Every year, I teach writer Elna Baker's essay, "Babies Buying Babies" to my freshman composition classes as an introduction to narrative and critical thinking. We listen to her This American Life recording and I watch the students cringe, chuckle, and scoff as she recounts her former job at FAO Schwartz, where white Upper East Side moms refused to buy certain dolls because of their skin color. In the end, as non-Black minority dolls gradually begin to be "adopted," Baker admits, "What were left were incubator upon incubator of Black baby dolls." Class discussion is predictable. "It's [insert year here]! I can't believe we haven't gotten past this!" Obama is often evoked as an arbiter of how much less racist these 18-year-olds think the country is now than it was "back in the day."

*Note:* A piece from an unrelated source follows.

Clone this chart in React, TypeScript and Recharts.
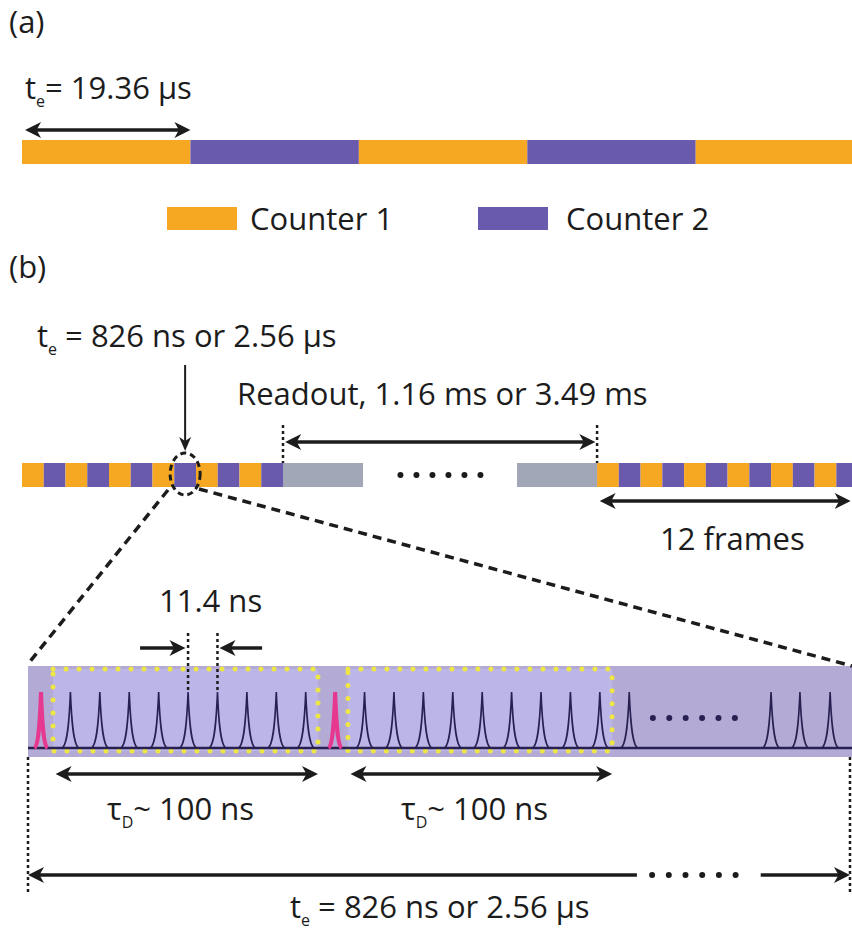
import React from 'react';
import { ComposedChart, XAxis, YAxis, ReferenceArea, ReferenceLine, ReferenceDot, Scatter } from 'recharts';

const W = 852;
const H = 932;
const FONT = '"Open Sans", Lato, sans-serif';

const ORANGE = '#F7A823';
const PURPLE = '#6A5AAE';
const GREY = '#A2A7B7';
const BAND = '#B3AAD6';
const GATE = '#BCB5E7';
const YELLOW = '#EEE645';
const PINK = '#E7388F';
const INK = '#1C1C1C';
const NAVY = '#272050';

const counterColor: Record<string, string> = { 'Counter 1': ORANGE, 'Counter 2': PURPLE };

// (a) continuous mode: counters alternate, exposure in µs
const continuousCounters = ['Counter 1', 'Counter 2', 'Counter 1', 'Counter 2', 'Counter 1'];
const continuousExposure = 19.36;

// (b) burst mode, in frame units: 12 frames, readout (drawn broken), 12 frames
const burstCounters = [
  'Counter 1', 'Counter 2', 'Counter 1', 'Counter 2', 'Counter 1', 'Counter 2',
  'Counter 1', 'Counter 2', 'Counter 1', 'Counter 2', 'Counter 1', 'Counter 2',
];
const burstStarts = [0, 26.44];
const readoutEdges = [12, 26.44];
const readoutStubs = [[12, 15.68], [22.76, 26.44]];
const readoutBreak = [17.4, 21.08];
const zoomedFrame = 7;

// zoomed frame, ns on the drawn (broken) scale
const laserPulses = [5.04, 119.04];
const xrayPulses = [
  16.44, 27.84, 39.24, 50.64, 62.04, 73.44, 84.84, 96.24, 107.64,
  130.44, 141.84, 153.24, 164.64, 176.04, 187.44, 198.84, 210.24, 221.64, 233.04,
];
const tailPulses = [288.0, 299.2, 310.9];
const gateWindows = [[9.7, 112.4], [124.0, 226.4]];
const pulseMarkers = [62.04, 73.44];
const frameSpan = [0, 318.6];
const spanBreak = [236, 284];
const pulseBreak = [242.2, 274.0];
const spanDots = [241.9, 274.4];

// layout (pixels)
const US0 = 22, PX_US = 8.7;
const FR0 = 22, PX_FR = 21.75;
const NS0 = 28, PX_NS = 2.58;
const BASE_Y = 748, PX_AMP = 56;
const ROW_A = [140, 164];
const SWATCH = [207, 230];
const ROW_B = [463, 487];
const BAND_Y = [666, 757];
const GATE_Y = [669, 751];

const axisDomain = (x0: number, k: number): [number, number] => [-x0 / k, (W - x0) / k];

type Heads = 'start' | 'end' | 'both';
const arrowShape = (heads: Heads, sw = 3.5, len = 16, half = 8) => (p: any) => {
  const { x1, y1, x2, y2 } = p;
  const L = Math.hypot(x2 - x1, y2 - y1) || 1;
  const ux = (x2 - x1) / L;
  const uy = (y2 - y1) / L;
  const atStart = heads !== 'end';
  const atEnd = heads !== 'start';
  const head = (tx: number, ty: number, dx: number, dy: number) => {
    const bx = tx - dx * len, by = ty - dy * len;
    const nx = -dy, ny = dx;
    const mx = tx - dx * len * 0.72, my = ty - dy * len * 0.72;
    return `${tx},${ty} ${bx + nx * half},${by + ny * half} ${mx},${my} ${bx - nx * half},${by - ny * half}`;
  };
  const sx = atStart ? x1 + ux * len * 0.6 : x1;
  const sy = atStart ? y1 + uy * len * 0.6 : y1;
  const ex = atEnd ? x2 - ux * len * 0.6 : x2;
  const ey = atEnd ? y2 - uy * len * 0.6 : y2;
  return (
    <g>
      <line x1={sx} y1={sy} x2={ex} y2={ey} stroke={INK} strokeWidth={sw} />
      {atStart && <polygon points={head(x1, y1, -ux, -uy)} fill={INK} />}
      {atEnd && <polygon points={head(x2, y2, ux, uy)} fill={INK} />}
    </g>
  );
};

const cusp = (color: string, sw: number, half: number) => (p: any) => {
  const { cx, cy } = p;
  const b = cy + PX_AMP;
  const d = `M${cx - half},${b} C${cx - half * 0.3},${b - 3} ${cx - 1},${cy + PX_AMP * 0.45} ${cx},${cy} ` +
    `C${cx + 1},${cy + PX_AMP * 0.45} ${cx + half * 0.3},${b - 3} ${cx + half},${b}`;
  return <path d={d} fill="none" stroke={color} strokeWidth={sw} />;
};

const withSub = (base: string, s: string, rest: string) => (
  <>
    {base}
    <tspan fontSize={16} dy={8}>{s}</tspan>
    <tspan dy={-8}>{rest}</tspan>
  </>
);

const txt = (key: string, x: number, y: number, body: React.ReactNode, size = 31) => (
  <ReferenceDot
    key={key}
    xAxisId="px"
    yAxisId="px"
    x={x}
    y={y}
    r={0}
    ifOverflow="visible"
    shape={(p: any) => (
      <text x={p.cx} y={p.cy} fontFamily={FONT} fontSize={size} fill={INK}>
        {body}
      </text>
    )}
  />
);

const seg = (key: string, xAxisId: string, yAxisId: string, a: [number, number], b: [number, number], props: any) => (
  <ReferenceLine
    key={key}
    xAxisId={xAxisId}
    yAxisId={yAxisId}
    segment={[{ x: a[0], y: a[1] }, { x: b[0], y: b[1] }]}
    ifOverflow="visible"
    {...props}
  />
);

const area = (key: string, xAxisId: string, x1: number, x2: number, y: number[], fill: string, extra: any = {}) => (
  <ReferenceArea
    key={key}
    xAxisId={xAxisId}
    yAxisId="px"
    x1={x1}
    x2={x2}
    y1={y[0]}
    y2={y[1]}
    fill={fill}
    fillOpacity={1}
    stroke="none"
    ifOverflow="visible"
    {...extra}
  />
);

const dots = { stroke: INK, strokeWidth: 6, strokeLinecap: 'round', strokeDasharray: '0 16' };
const dotted = { stroke: INK, strokeWidth: 2.5, strokeDasharray: '3 3' };
const dashed = { stroke: INK, strokeWidth: 3.5, strokeDasharray: '9 6' };

const pulseRows = [...xrayPulses, ...tailPulses].map((t) => ({ t, a: 1 }));
const laserRows = laserPulses.map((t) => ({ t, a: 1 }));

export default function App() {
  const areas: React.ReactNode[] = [];
  continuousCounters.forEach((c, i) =>
    areas.push(area(`ca${i}`, 'us', i * continuousExposure, (i + 1) * continuousExposure, ROW_A, counterColor[c])),
  );
  burstStarts.forEach((s, j) =>
    burstCounters.forEach((c, i) => areas.push(area(`b${j}-${i}`, 'frame', s + i, s + i + 1, ROW_B, counterColor[c]))),
  );
  readoutStubs.forEach(([a, b], i) => areas.push(area(`ro${i}`, 'frame', a, b, ROW_B, GREY)));
  areas.push(area('sw1', 'px', 167, 237, SWATCH, ORANGE));
  areas.push(area('sw2', 'px', 478, 548, SWATCH, PURPLE));
  areas.push(area('band', 'ns', frameSpan[0], 330, BAND_Y, BAND));
  gateWindows.forEach(([a, b], i) =>
    areas.push(
      area(`gate${i}`, 'ns', a, b, GATE_Y, GATE, {
        stroke: YELLOW,
        strokeWidth: 5,
        strokeDasharray: '0 13',
        strokeLinecap: 'round',
      }),
    ),
  );

  const lines: React.ReactNode[] = [
    seg('baseline', 'ns', 'amp', [frameSpan[0], 0], [330, 0], { stroke: NAVY, strokeWidth: 2.5 }),
    seg('teA', 'us', 'px', [0.35, 130], [continuousExposure, 130], { shape: arrowShape('both') }),
    seg('down', 'frame', 'px', [zoomedFrame + 0.5, 365], [zoomedFrame + 0.5, 451], { shape: arrowShape('end', 2, 14, 6) }),
    ...readoutEdges.map((e, i) => seg(`roe${i}`, 'frame', 'px', [e, 425], [e, 463], dotted)),
    seg('roArrow', 'frame', 'px', [readoutEdges[0] + 0.1, 442], [readoutEdges[1] - 0.08, 442], { shape: arrowShape('both') }),
    seg('roDots', 'frame', 'px', [readoutBreak[0], 475], [readoutBreak[1], 475], dots),
    seg('frames12', 'frame', 'px', [burstStarts[1] + 0.12, 501], [38.1, 501], { shape: arrowShape('both') }),
    seg('zoomL', 'px', 'px', [168, 490], [28, 664], dashed),
    seg('zoomR', 'px', 'px', [199, 489], [852, 666], dashed),
    ...pulseMarkers.map((t, i) => seg(`pm${i}`, 'ns', 'px', [t, 633], [t, 692], dotted)),
    seg('pmL', 'ns', 'px', [pulseMarkers[0] - 18.6, 648], [pulseMarkers[0] - 1, 648], { shape: arrowShape('end') }),
    seg('pmR', 'ns', 'px', [pulseMarkers[1] + 17.3, 648], [pulseMarkers[1] + 0.8, 648], { shape: arrowShape('end') }),
    seg('pulseDots', 'ns', 'px', [pulseBreak[0], 718], [pulseBreak[1], 718], { ...dots, stroke: NAVY, strokeDasharray: '0 16.4' }),
    ...gateWindows.map(([a, b], i) => seg(`tau${i}`, 'ns', 'px', [a + 1, 774], [b, 774], { shape: arrowShape('both') })),
    ...frameSpan.map((t, i) => seg(`fs${i}`, 'ns', 'px', [t, 757], [t, 893], dotted)),
    seg('spanL', 'ns', 'px', [frameSpan[0], 875], [spanBreak[0], 875], { shape: arrowShape('start') }),
    seg('spanDots', 'ns', 'px', [spanDots[0], 875], [spanDots[1], 875], { ...dots, strokeDasharray: '0 16.7' }),
    seg('spanR', 'ns', 'px', [spanBreak[1], 875], [frameSpan[1], 875], { shape: arrowShape('end') }),
  ];

  const texts: React.ReactNode[] = [
    txt('pa', 9, 33, '(a)'),
    txt('teA', 25, 99, withSub('t', 'e', '= 19.36 µs')),
    txt('c1', 250, 230, 'Counter 1'),
    txt('c2', 566, 230, 'Counter 2'),
    txt('pb', 9, 278, '(b)'),
    txt('teB', 37, 347, withSub('t', 'e', ' = 826 ns or 2.56 µs')),
    txt('ro', 237, 405, 'Readout, 1.16 ms or 3.49 ms'),
    txt('fr', 660, 550, '12 frames'),
    txt('sp', 159, 612, '11.4 ns'),
    txt('tau1', 107, 820, withSub('τ', 'D', '~ 100 ns')),
    txt('tau2', 401, 820, withSub('τ', 'D', '~ 100 ns')),
    txt('teC', 290, 918, withSub('t', 'e', ' = 826 ns or 2.56 µs')),
  ];

  return (
    <div style={{ position: 'absolute', left: 0, top: 0, background: '#fff' }}>
      <ComposedChart width={W} height={H} data={pulseRows} margin={{ top: 0, right: 0, bottom: 0, left: 0 }}>
        <XAxis xAxisId="px" dataKey="t" type="number" domain={[0, W]} allowDataOverflow hide />
        <XAxis xAxisId="us" dataKey="t" type="number" domain={axisDomain(US0, PX_US)} allowDataOverflow hide />
        <XAxis xAxisId="frame" dataKey="t" type="number" domain={axisDomain(FR0, PX_FR)} allowDataOverflow hide />
        <XAxis xAxisId="ns" dataKey="t" type="number" domain={axisDomain(NS0, PX_NS)} allowDataOverflow hide />
        <YAxis yAxisId="px" type="number" domain={[0, H]} reversed allowDataOverflow hide />
        <YAxis
          yAxisId="amp"
          dataKey="a"
          type="number"
          domain={[-(H - BASE_Y) / PX_AMP, BASE_Y / PX_AMP]}
          allowDataOverflow
          hide
        />
        {areas}
        {lines}
        <Scatter
          xAxisId="ns"
          yAxisId="amp"
          data={pulseRows}
          dataKey="a"
          shape={cusp(NAVY, 1.6, 8.5)}
          isAnimationActive={false}
        />
        <Scatter
          xAxisId="ns"
          yAxisId="amp"
          data={laserRows}
          dataKey="a"
          shape={cusp(PINK, 4, 6.5)}
          isAnimationActive={false}
        />
        <ReferenceDot
          xAxisId="frame"
          yAxisId="px"
          x={zoomedFrame + 0.5}
          y={474}
          r={0}
          ifOverflow="visible"
          shape={(p: any) => (
            <ellipse cx={p.cx} cy={p.cy} rx={15} ry={21} fill="none" stroke={INK} strokeWidth={3} strokeDasharray="6 4" />
          )}
        />
        {texts}
      </ComposedChart>
    </div>
  );
}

Usually my goal, to remind students of the insidious ways in which racial prejudice impacts even the most innocuous of activities, is achieved. But last year, a Black student raised her hand. "I don't see that much wrong with this," she shrugged. "My mom only bought me dolls that looked like me, too." As other students nodded, I thought to myself, it's time to reassess this lesson. For that class, the takeaway wasn't that White moms didn't want to "adopt" Black dolls. It was that more Black families should. That sentiment can be applied to the topic of real-life adoptions. There is merit in matching Black babies with parents who look like them – particularly if a greater number of those babies are left languishing in the adoption and foster care systems, and especially when those babies are discussed like salable commodities.

NPR recently launched The Race Card Project, an initiative that invites participants to submit six-word sentences related to race. Morning Edition dissected one such sentence last week in a piece titled "Six Words: Black Babies Cost Less to Adopt."